Après une demi-journée passée à examiner les principales tares qui ont fait qu'Alger soit classée parmi les cinq dernières villes du monde où il ne fait pas bon vivre, le gouvernement a pris des mesures urgentes pour redonner à la capitale un meilleur visage. A commencer par l'allègement du poids des cités qui suffoquent par un taux d'occupation des plus élevés dans le monde, à remettre sur rails certains services publics jusque-là absents et qui ont fait que les rues de la capitale sont sales, avec des quartiers parfois infréquentables. Bref, c'est la première fois dans l'histoire de l'Algérie indépendante qu'un Conseil de gouvernement soit consacré à la situation d'extrême déliquescence dans laquelle vit la capitale algérienne.

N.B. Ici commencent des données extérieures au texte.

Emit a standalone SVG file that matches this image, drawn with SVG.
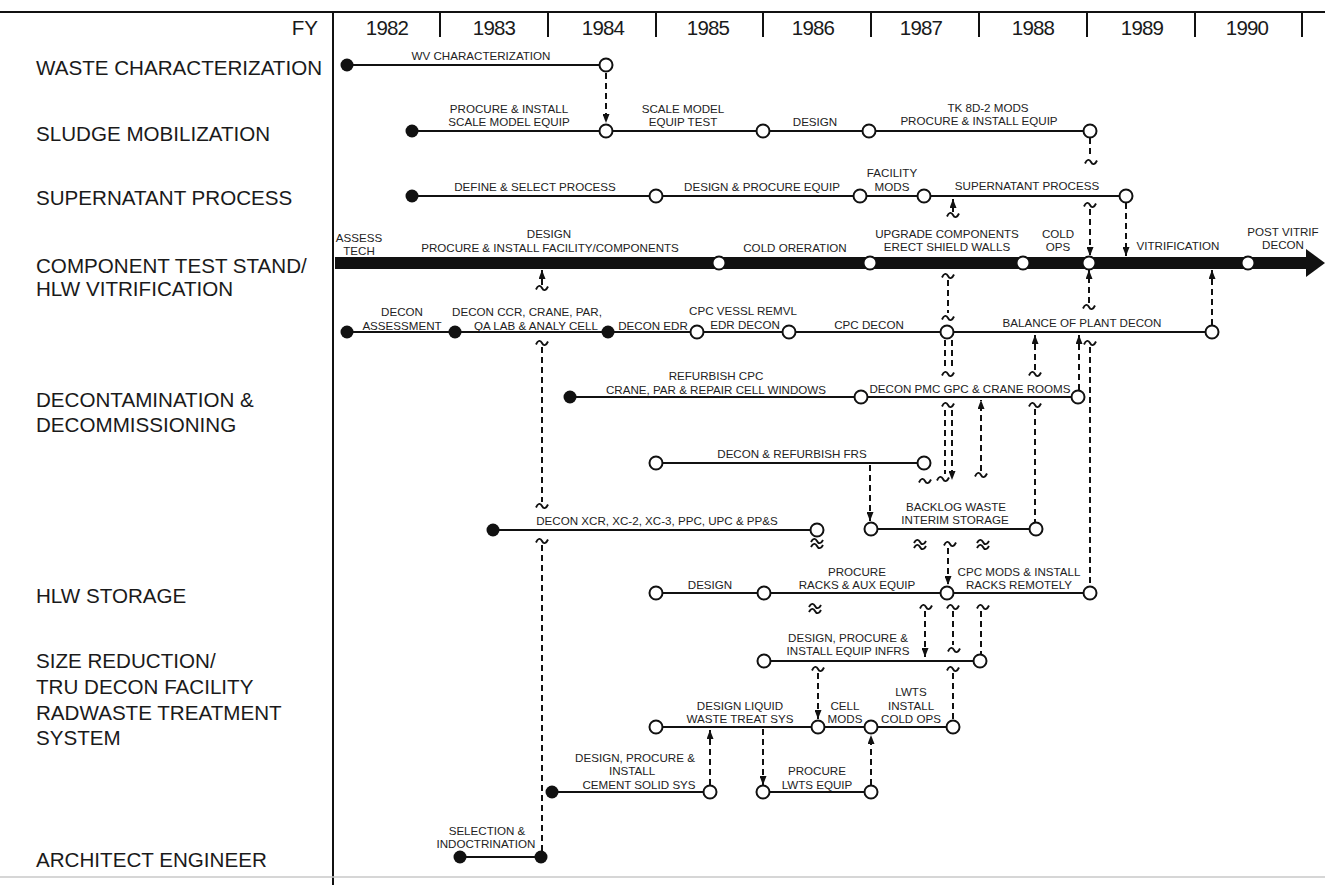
<svg xmlns="http://www.w3.org/2000/svg" xmlns:xlink="http://www.w3.org/1999/xlink" width="1325" height="885" viewBox="0 0 1325 885">
<style>
text{font-family:"Liberation Sans",Arial,Helvetica,sans-serif;fill:#1a1a1a}
.lbl{font-size:20.6px}
.yr{font-size:20.5px;text-anchor:middle;letter-spacing:-0.8px}
.t{font-size:11.6px;text-anchor:middle;fill:#222}
.frame{stroke:#111;stroke-width:2;fill:none}
.act{stroke:#111;stroke-width:2;fill:none}
.dot{fill:#111}
.ms{fill:#fff;stroke:#111;stroke-width:2}
.dep{stroke:#111;stroke-width:2;stroke-dasharray:6 4;fill:none}
.brk{stroke:#111;stroke-width:1.9;fill:none}
</style>
<defs>
<marker id="ah" markerUnits="userSpaceOnUse" markerWidth="9" markerHeight="7" refX="9" refY="3.5" orient="auto">
<path d="M0,0 L9,3.5 L0,7 z" fill="#111"/>
</marker>
<path id="tl" class="brk" d="M-6,1.5 C-4,-3 -1.5,-3 0,0 C1.5,3 4,3 6,-1.5"/>
<path id="tl2" class="brk" d="M-6,-1 C-4,-5 -1.5,-5 0,-2 C1.5,1 4,1 6,-3 M-6,4 C-4,0 -1.5,0 0,3 C1.5,6 4,6 6,2"/>
</defs>

<g id="header">
<line class="frame" x1="0" y1="12" x2="1325" y2="12"/>
<line class="frame" x1="333" y1="12" x2="333" y2="885" stroke-width="2.5"/>
<line x1="0" y1="877" x2="1325" y2="877" stroke="#c8c8c8" stroke-width="1.5"/>
<g class="frame">
<line x1="440" y1="12" x2="440" y2="37"/><line x1="548" y1="12" x2="548" y2="37"/>
<line x1="656" y1="12" x2="656" y2="37"/><line x1="763" y1="12" x2="763" y2="37"/>
<line x1="871" y1="12" x2="871" y2="37"/><line x1="979" y1="12" x2="979" y2="37"/>
<line x1="1087" y1="12" x2="1087" y2="37"/><line x1="1195" y1="12" x2="1195" y2="37"/>
<line x1="1302" y1="12" x2="1302" y2="37"/>
</g>
<text class="lbl" x="318" y="35" text-anchor="end">FY</text>
<text class="yr" x="387" y="35">1982</text>
<text class="yr" x="494" y="35">1983</text>
<text class="yr" x="603" y="35">1984</text>
<text class="yr" x="708" y="35">1985</text>
<text class="yr" x="813" y="35">1986</text>
<text class="yr" x="921" y="35">1987</text>
<text class="yr" x="1033" y="35">1988</text>
<text class="yr" x="1142" y="35">1989</text>
<text class="yr" x="1247" y="35">1990</text>
</g>

<g id="row-labels">
<text class="lbl" x="36" y="75">WASTE CHARACTERIZATION</text>
<text class="lbl" x="36" y="141">SLUDGE MOBILIZATION</text>
<text class="lbl" x="36" y="205">SUPERNATANT PROCESS</text>
<text class="lbl" x="36" y="273">COMPONENT TEST STAND/</text>
<text class="lbl" x="36" y="296">HLW VITRIFICATION</text>
<text class="lbl" x="36" y="407">DECONTAMINATION &amp;</text>
<text class="lbl" x="36" y="432">DECOMMISSIONING</text>
<text class="lbl" x="36" y="603">HLW STORAGE</text>
<text class="lbl" x="36" y="668">SIZE REDUCTION/</text>
<text class="lbl" x="36" y="694">TRU DECON FACILITY</text>
<text class="lbl" x="36" y="720">RADWASTE TREATMENT</text>
<text class="lbl" x="36" y="745">SYSTEM</text>
<text class="lbl" x="36" y="867">ARCHITECT ENGINEER</text>
</g>

<g id="connectors">
<path class="dep" d="M606,73 V123" marker-end="url(#ah)"/>
<path class="dep" d="M1090,138 V158"/>
<use href="#tl" x="1091" y="162"/>
<use href="#tl" x="1090" y="205"/>
<path class="dep" d="M1090,209 V256" marker-end="url(#ah)"/>
<path class="dep" d="M1126,203 V256" marker-end="url(#ah)"/>
<use href="#tl" x="953" y="215"/>
<path class="dep" d="M953,212 V199" marker-end="url(#ah)"/>
<path class="dep" d="M542,285 V270" marker-end="url(#ah)"/>
<use href="#tl" x="542" y="288"/>
<use href="#tl" x="542" y="343"/>
<path class="dep" d="M542,347 V502"/>
<use href="#tl" x="542" y="506"/>
<use href="#tl" x="542" y="541"/>
<path class="dep" d="M542,545 V851"/>
<use href="#tl" x="948" y="276"/>
<path class="dep" d="M948,280 V313"/>
<use href="#tl" x="948" y="318"/>
<path class="dep" d="M945,340 V369 M952,340 V369"/>
<use href="#tl" x="948" y="374"/>
<use href="#tl" x="948" y="405"/>
<path class="dep" d="M945,410 V474"/>
<path class="dep" d="M952,410 V480" marker-end="url(#ah)"/>
<use href="#tl" x="943" y="479"/>
<use href="#tl" x="950" y="544"/>
<path class="dep" d="M948,548 V585" marker-end="url(#ah)"/>
<path class="dep" d="M981,471 V400" marker-end="url(#ah)"/>
<use href="#tl" x="981" y="475"/>
<path class="dep" d="M1035,370 V335" marker-end="url(#ah)"/>
<use href="#tl" x="1035" y="374"/>
<use href="#tl" x="1035" y="405"/>
<path class="dep" d="M1035,409 V522"/>
<path class="dep" d="M1079,390 V335" marker-end="url(#ah)"/>
<use href="#tl" x="1090" y="343"/>
<path class="dep" d="M1090,347 V586"/>
<use href="#tl" x="1089" y="307"/>
<path class="dep" d="M1089,303 V270" marker-end="url(#ah)"/>
<path class="dep" d="M1212,325 V270" marker-end="url(#ah)"/>
<path class="dep" d="M870,465 V521" marker-end="url(#ah)"/>
<use href="#tl" x="925" y="481"/>
<use href="#tl2" x="817" y="543"/>
<use href="#tl2" x="920" y="544"/>
<use href="#tl2" x="983" y="544"/>
<use href="#tl2" x="815" y="608"/>
<use href="#tl" x="926" y="607"/>
<path class="dep" d="M925,611 V657" marker-end="url(#ah)"/>
<use href="#tl" x="953" y="607"/>
<path class="dep" d="M953,611 V645"/>
<use href="#tl" x="954" y="650"/>
<use href="#tl" x="983" y="607"/>
<path class="dep" d="M981,611 V654"/>
<use href="#tl" x="818" y="669"/>
<path class="dep" d="M818,673 V719" marker-end="url(#ah)"/>
<use href="#tl" x="953" y="669"/>
<path class="dep" d="M953,673 V720"/>
<path class="dep" d="M763,729 V785" marker-end="url(#ah)"/>
<path class="dep" d="M710,785 V730" marker-end="url(#ah)"/>
<path class="dep" d="M871,785 V735" marker-end="url(#ah)"/>
</g>

<g id="waste-characterization">
<line class="act" x1="347" y1="65" x2="606" y2="65"/>
<circle class="dot" cx="347" cy="65" r="6.5"/>
<circle class="ms" cx="606" cy="65" r="6.5"/>
<text class="t" x="481" y="60">WV CHARACTERIZATION</text>
</g>

<g id="sludge-mobilization">
<line class="act" x1="412" y1="131" x2="1090" y2="131"/>
<circle class="dot" cx="412" cy="131" r="6.5"/>
<circle class="ms" cx="606" cy="131" r="6.5"/>
<circle class="ms" cx="763" cy="131" r="6.5"/>
<circle class="ms" cx="869" cy="131" r="6.5"/>
<circle class="ms" cx="1090" cy="131" r="6.5"/>
<text class="t" x="509" y="113">PROCURE &amp; INSTALL</text>
<text class="t" x="509" y="126">SCALE MODEL EQUIP</text>
<text class="t" x="683" y="113">SCALE MODEL</text>
<text class="t" x="683" y="126">EQUIP TEST</text>
<text class="t" x="815" y="126">DESIGN</text>
<text class="t" x="988" y="112">TK 8D-2 MODS</text>
<text class="t" x="979" y="125">PROCURE &amp; INSTALL EQUIP</text>
</g>

<g id="supernatant-process">
<line class="act" x1="412" y1="196" x2="1126" y2="196"/>
<circle class="dot" cx="412" cy="196" r="6.5"/>
<circle class="ms" cx="656" cy="196" r="6.5"/>
<circle class="ms" cx="860" cy="196" r="6.5"/>
<circle class="ms" cx="924" cy="196" r="6.5"/>
<circle class="ms" cx="1126" cy="196" r="6.5"/>
<text class="t" x="535" y="191">DEFINE &amp; SELECT PROCESS</text>
<text class="t" x="762" y="191">DESIGN &amp; PROCURE EQUIP</text>
<text class="t" x="892" y="177">FACILITY</text>
<text class="t" x="892" y="191">MODS</text>
<text class="t" x="1027" y="190">SUPERNATANT PROCESS</text>
</g>

<g id="component-test-stand-vitrification">
<rect x="335" y="257" width="973" height="12" fill="#111"/>
<polygon points="1306,249 1325,263 1306,277" fill="#111"/>
<circle class="ms" cx="719" cy="263" r="6.5"/>
<circle class="ms" cx="870" cy="263" r="6.5"/>
<circle class="ms" cx="1023" cy="263" r="6.5"/>
<circle class="ms" cx="1089" cy="263" r="6.5"/>
<circle class="ms" cx="1248" cy="263" r="6.5"/>
<text class="t" x="359" y="242">ASSESS</text>
<text class="t" x="359" y="255">TECH</text>
<text class="t" x="549" y="238">DESIGN</text>
<text class="t" x="550" y="252">PROCURE &amp; INSTALL FACILITY/COMPONENTS</text>
<text class="t" x="795" y="252">COLD ORERATION</text>
<text class="t" x="947" y="238">UPGRADE COMPONENTS</text>
<text class="t" x="947" y="251">ERECT SHIELD WALLS</text>
<text class="t" x="1058" y="238">COLD</text>
<text class="t" x="1058" y="251">OPS</text>
<text class="t" x="1178" y="250">VITRIFICATION</text>
<text class="t" x="1283" y="236">POST VITRIF</text>
<text class="t" x="1283" y="249">DECON</text>
</g>

<g id="decon-main">
<line class="act" x1="347" y1="332" x2="1212" y2="332"/>
<circle class="dot" cx="347" cy="332" r="6.5"/>
<circle class="dot" cx="455" cy="332" r="6.5"/>
<circle class="dot" cx="608" cy="332" r="6.5"/>
<circle class="ms" cx="697" cy="332" r="6.5"/>
<circle class="ms" cx="789" cy="332" r="6.5"/>
<circle class="ms" cx="947" cy="332" r="6.5"/>
<circle class="ms" cx="1212" cy="332" r="6.5"/>
<text class="t" x="402" y="316">DECON</text>
<text class="t" x="402" y="330">ASSESSMENT</text>
<text class="t" x="527" y="316">DECON CCR, CRANE, PAR,</text>
<text class="t" x="536" y="330">QA LAB &amp; ANALY CELL</text>
<text class="t" x="653" y="330">DECON EDR</text>
<text class="t" x="743" y="315">CPC VESSL REMVL</text>
<text class="t" x="745" y="329">EDR DECON</text>
<text class="t" x="869" y="329">CPC DECON</text>
<text class="t" x="1082" y="327">BALANCE OF PLANT DECON</text>
</g>

<g id="decon-refurbish-cpc">
<line class="act" x1="570" y1="397" x2="1078" y2="397"/>
<circle class="dot" cx="570" cy="397" r="6.5"/>
<circle class="ms" cx="861" cy="397" r="6.5"/>
<circle class="ms" cx="1078" cy="397" r="6.5"/>
<text class="t" x="716" y="380">REFURBISH CPC</text>
<text class="t" x="716" y="394">CRANE, PAR &amp; REPAIR CELL WINDOWS</text>
<text class="t" x="970" y="393">DECON PMC GPC &amp; CRANE ROOMS</text>
</g>

<g id="decon-frs">
<line class="act" x1="656" y1="463" x2="924" y2="463"/>
<circle class="ms" cx="656" cy="463" r="6.5"/>
<circle class="ms" cx="924" cy="463" r="6.5"/>
<text class="t" x="792" y="458">DECON &amp; REFURBISH FRS</text>
</g>

<g id="decon-xcr">
<line class="act" x1="493" y1="530" x2="817" y2="530"/>
<circle class="dot" cx="493" cy="530" r="6.5"/>
<circle class="ms" cx="817" cy="530" r="6.5"/>
<text class="t" x="657" y="525">DECON XCR, XC-2, XC-3, PPC, UPC &amp; PP&amp;S</text>
</g>

<g id="backlog-waste">
<line class="act" x1="871" y1="529" x2="1036" y2="529"/>
<circle class="ms" cx="871" cy="529" r="6.5"/>
<circle class="ms" cx="1036" cy="529" r="6.5"/>
<text class="t" x="956" y="511">BACKLOG WASTE</text>
<text class="t" x="955" y="524">INTERIM STORAGE</text>
</g>

<g id="hlw-storage">
<line class="act" x1="656" y1="593" x2="1090" y2="593"/>
<circle class="ms" cx="656" cy="593" r="6.5"/>
<circle class="ms" cx="764" cy="593" r="6.5"/>
<circle class="ms" cx="947" cy="593" r="6.5"/>
<circle class="ms" cx="1090" cy="593" r="6.5"/>
<text class="t" x="710" y="589">DESIGN</text>
<text class="t" x="857" y="576">PROCURE</text>
<text class="t" x="857" y="589">RACKS &amp; AUX EQUIP</text>
<text class="t" x="1019" y="576">CPC MODS &amp; INSTALL</text>
<text class="t" x="1019" y="589">RACKS REMOTELY</text>
</g>

<g id="size-reduction">
<line class="act" x1="764" y1="661" x2="980" y2="661"/>
<circle class="ms" cx="764" cy="661" r="6.5"/>
<circle class="ms" cx="980" cy="661" r="6.5"/>
<text class="t" x="848" y="642">DESIGN, PROCURE &amp;</text>
<text class="t" x="848" y="655">INSTALL EQUIP INFRS</text>
</g>

<g id="radwaste-liquid">
<line class="act" x1="656" y1="727" x2="953" y2="727"/>
<circle class="ms" cx="656" cy="727" r="6.5"/>
<circle class="ms" cx="818" cy="727" r="6.5"/>
<circle class="ms" cx="871" cy="727" r="6.5"/>
<circle class="ms" cx="953" cy="727" r="6.5"/>
<text class="t" x="740" y="710">DESIGN LIQUID</text>
<text class="t" x="740" y="723">WASTE TREAT SYS</text>
<text class="t" x="845" y="710">CELL</text>
<text class="t" x="845" y="723">MODS</text>
<text class="t" x="911" y="696">LWTS</text>
<text class="t" x="911" y="710">INSTALL</text>
<text class="t" x="911" y="723">COLD OPS</text>
</g>

<g id="radwaste-cement">
<line class="act" x1="552" y1="792" x2="710" y2="792"/>
<circle class="dot" cx="552" cy="792" r="6.5"/>
<circle class="ms" cx="710" cy="792" r="6.5"/>
<text class="t" x="635" y="762">DESIGN, PROCURE &amp;</text>
<text class="t" x="632" y="775">INSTALL</text>
<text class="t" x="639" y="789">CEMENT SOLID SYS</text>
</g>

<g id="radwaste-lwts-equip">
<line class="act" x1="763" y1="792" x2="871" y2="792"/>
<circle class="ms" cx="763" cy="792" r="6.5"/>
<circle class="ms" cx="871" cy="792" r="6.5"/>
<text class="t" x="817" y="775">PROCURE</text>
<text class="t" x="817" y="789">LWTS EQUIP</text>
</g>

<g id="architect-engineer">
<line class="act" x1="460" y1="857" x2="541" y2="857"/>
<circle class="dot" cx="460" cy="857" r="6.5"/>
<circle class="dot" cx="541" cy="857" r="6.5"/>
<text class="t" x="487" y="835">SELECTION &amp;</text>
<text class="t" x="486" y="848">INDOCTRINATION</text>
</g>
</svg>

Mauvaise gestion des édiles, des walis parfois incompétents et dépassés, décadence urbaine et manque de vision et de prospective ont fait qu'Alger soit devenue un gros bourg avec un tas de problèmes et une absence criarde de l'Etat. Le gouvernement Sellal veut donc secouer le cocotier et redonner à la capitale son lustre passé, son standing de ville-capitale. C'est bien. Mais à ce stade-là, il faut dès lors penser à organiser chaque mois un Conseil ministériel pour réhabiliter les grandes villes du pays, Oran, Annaba, Constantine, Sétif, Béjaïa, qui toutes connaissent les mêmes problèmes sociaux et de développement que la capitale.